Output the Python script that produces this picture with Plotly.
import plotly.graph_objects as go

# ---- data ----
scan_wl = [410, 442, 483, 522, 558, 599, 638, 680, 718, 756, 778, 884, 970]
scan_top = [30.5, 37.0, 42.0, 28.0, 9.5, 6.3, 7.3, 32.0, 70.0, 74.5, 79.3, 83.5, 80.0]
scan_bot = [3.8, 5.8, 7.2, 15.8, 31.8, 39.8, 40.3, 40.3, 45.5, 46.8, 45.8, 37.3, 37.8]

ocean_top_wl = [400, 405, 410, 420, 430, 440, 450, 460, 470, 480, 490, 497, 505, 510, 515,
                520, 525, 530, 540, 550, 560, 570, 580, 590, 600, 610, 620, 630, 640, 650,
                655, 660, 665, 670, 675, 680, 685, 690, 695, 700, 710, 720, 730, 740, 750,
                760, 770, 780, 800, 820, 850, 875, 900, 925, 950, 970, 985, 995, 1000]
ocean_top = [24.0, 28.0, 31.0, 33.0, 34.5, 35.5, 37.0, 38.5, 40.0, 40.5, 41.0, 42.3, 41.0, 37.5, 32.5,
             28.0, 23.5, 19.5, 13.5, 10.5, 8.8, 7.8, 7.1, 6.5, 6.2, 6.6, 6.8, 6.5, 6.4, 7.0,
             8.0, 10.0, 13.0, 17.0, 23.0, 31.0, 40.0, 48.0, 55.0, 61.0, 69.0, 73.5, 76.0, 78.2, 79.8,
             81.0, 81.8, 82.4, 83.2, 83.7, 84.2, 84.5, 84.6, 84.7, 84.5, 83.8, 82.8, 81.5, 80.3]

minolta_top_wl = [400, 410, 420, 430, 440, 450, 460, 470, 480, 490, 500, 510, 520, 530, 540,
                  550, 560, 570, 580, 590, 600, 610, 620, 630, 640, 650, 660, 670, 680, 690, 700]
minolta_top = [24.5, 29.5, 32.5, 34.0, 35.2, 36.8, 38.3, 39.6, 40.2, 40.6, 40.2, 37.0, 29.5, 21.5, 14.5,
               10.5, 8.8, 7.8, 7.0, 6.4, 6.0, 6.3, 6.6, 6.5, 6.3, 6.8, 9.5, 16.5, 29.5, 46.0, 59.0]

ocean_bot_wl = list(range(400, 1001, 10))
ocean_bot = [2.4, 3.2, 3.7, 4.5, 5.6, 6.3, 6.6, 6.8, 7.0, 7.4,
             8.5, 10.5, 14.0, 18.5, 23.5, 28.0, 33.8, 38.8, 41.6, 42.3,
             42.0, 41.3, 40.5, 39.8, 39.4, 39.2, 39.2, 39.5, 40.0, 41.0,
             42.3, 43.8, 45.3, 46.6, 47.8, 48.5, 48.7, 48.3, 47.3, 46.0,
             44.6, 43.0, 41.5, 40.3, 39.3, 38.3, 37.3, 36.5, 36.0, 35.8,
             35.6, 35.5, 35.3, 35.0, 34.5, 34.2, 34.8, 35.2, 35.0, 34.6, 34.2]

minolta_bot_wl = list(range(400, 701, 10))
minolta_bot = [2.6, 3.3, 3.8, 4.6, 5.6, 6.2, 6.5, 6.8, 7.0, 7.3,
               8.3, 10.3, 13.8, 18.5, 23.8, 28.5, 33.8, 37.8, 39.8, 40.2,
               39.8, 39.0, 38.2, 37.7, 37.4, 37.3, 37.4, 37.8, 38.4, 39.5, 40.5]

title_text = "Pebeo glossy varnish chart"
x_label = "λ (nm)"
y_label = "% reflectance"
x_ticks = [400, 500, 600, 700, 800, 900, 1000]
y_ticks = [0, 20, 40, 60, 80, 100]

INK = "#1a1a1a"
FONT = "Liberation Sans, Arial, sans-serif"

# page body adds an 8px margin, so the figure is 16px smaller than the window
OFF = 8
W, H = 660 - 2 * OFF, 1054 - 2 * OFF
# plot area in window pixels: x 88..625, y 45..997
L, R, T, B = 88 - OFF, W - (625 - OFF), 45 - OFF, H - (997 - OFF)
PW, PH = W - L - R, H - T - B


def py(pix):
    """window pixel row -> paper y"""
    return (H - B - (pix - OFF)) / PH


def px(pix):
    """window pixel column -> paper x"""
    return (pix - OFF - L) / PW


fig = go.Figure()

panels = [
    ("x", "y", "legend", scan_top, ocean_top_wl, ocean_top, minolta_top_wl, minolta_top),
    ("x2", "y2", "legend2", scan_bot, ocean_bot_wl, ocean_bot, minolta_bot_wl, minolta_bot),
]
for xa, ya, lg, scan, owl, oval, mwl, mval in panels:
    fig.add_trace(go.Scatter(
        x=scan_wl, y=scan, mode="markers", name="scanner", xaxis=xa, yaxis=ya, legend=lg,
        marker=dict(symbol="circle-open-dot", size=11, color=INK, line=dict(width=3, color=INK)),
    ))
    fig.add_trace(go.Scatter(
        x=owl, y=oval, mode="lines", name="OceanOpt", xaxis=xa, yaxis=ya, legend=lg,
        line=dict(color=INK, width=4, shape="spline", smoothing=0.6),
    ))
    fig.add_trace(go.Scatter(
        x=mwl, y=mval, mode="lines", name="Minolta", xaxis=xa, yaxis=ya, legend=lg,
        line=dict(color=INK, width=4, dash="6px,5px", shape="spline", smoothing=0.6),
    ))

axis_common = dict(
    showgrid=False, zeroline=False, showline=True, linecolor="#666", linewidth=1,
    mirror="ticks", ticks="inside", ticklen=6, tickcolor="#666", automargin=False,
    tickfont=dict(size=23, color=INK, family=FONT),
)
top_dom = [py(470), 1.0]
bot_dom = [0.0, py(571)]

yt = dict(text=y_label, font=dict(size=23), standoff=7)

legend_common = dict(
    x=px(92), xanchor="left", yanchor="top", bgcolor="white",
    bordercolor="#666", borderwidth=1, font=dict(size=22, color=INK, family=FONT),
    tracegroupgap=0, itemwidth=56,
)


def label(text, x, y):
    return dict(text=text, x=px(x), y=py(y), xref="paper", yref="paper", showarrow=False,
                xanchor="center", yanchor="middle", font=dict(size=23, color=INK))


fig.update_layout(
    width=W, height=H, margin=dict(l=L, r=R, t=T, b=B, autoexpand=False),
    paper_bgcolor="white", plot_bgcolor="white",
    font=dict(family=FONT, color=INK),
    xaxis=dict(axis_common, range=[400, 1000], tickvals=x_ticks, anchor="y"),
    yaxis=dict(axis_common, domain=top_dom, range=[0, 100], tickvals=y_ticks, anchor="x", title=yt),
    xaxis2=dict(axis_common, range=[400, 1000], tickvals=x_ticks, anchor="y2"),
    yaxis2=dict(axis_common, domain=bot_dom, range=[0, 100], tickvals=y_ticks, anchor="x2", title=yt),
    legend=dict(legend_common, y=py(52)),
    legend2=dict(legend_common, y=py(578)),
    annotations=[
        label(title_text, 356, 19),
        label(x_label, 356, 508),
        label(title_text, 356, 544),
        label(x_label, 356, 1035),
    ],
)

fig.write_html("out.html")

### What is asked
Please reproduce exactly the lines above, beginning with the first and ending with the line that contains "29.5, 46.0, 59.0]", and include nothing outside that range.

### Written response
Output the Python script that produces this picture with Plotly.
import plotly.graph_objects as go

# ---- data ----
scan_wl = [410, 442, 483, 522, 558, 599, 638, 680, 718, 756, 778, 884, 970]
scan_top = [30.5, 37.0, 42.0, 28.0, 9.5, 6.3, 7.3, 32.0, 70.0, 74.5, 79.3, 83.5, 80.0]
scan_bot = [3.8, 5.8, 7.2, 15.8, 31.8, 39.8, 40.3, 40.3, 45.5, 46.8, 45.8, 37.3, 37.8]

ocean_top_wl = [400, 405, 410, 420, 430, 440, 450, 460, 470, 480, 490, 497, 505, 510, 515,
                520, 525, 530, 540, 550, 560, 570, 580, 590, 600, 610, 620, 630, 640, 650,
                655, 660, 665, 670, 675, 680, 685, 690, 695, 700, 710, 720, 730, 740, 750,
                760, 770, 780, 800, 820, 850, 875, 900, 925, 950, 970, 985, 995, 1000]
ocean_top = [24.0, 28.0, 31.0, 33.0, 34.5, 35.5, 37.0, 38.5, 40.0, 40.5, 41.0, 42.3, 41.0, 37.5, 32.5,
             28.0, 23.5, 19.5, 13.5, 10.5, 8.8, 7.8, 7.1, 6.5, 6.2, 6.6, 6.8, 6.5, 6.4, 7.0,
             8.0, 10.0, 13.0, 17.0, 23.0, 31.0, 40.0, 48.0, 55.0, 61.0, 69.0, 73.5, 76.0, 78.2, 79.8,
             81.0, 81.8, 82.4, 83.2, 83.7, 84.2, 84.5, 84.6, 84.7, 84.5, 83.8, 82.8, 81.5, 80.3]

minolta_top_wl = [400, 410, 420, 430, 440, 450, 460, 470, 480, 490, 500, 510, 520, 530, 540,
                  550, 560, 570, 580, 590, 600, 610, 620, 630, 640, 650, 660, 670, 680, 690, 700]
minolta_top = [24.5, 29.5, 32.5, 34.0, 35.2, 36.8, 38.3, 39.6, 40.2, 40.6, 40.2, 37.0, 29.5, 21.5, 14.5,
               10.5, 8.8, 7.8, 7.0, 6.4, 6.0, 6.3, 6.6, 6.5, 6.3, 6.8, 9.5, 16.5, 29.5, 46.0, 59.0]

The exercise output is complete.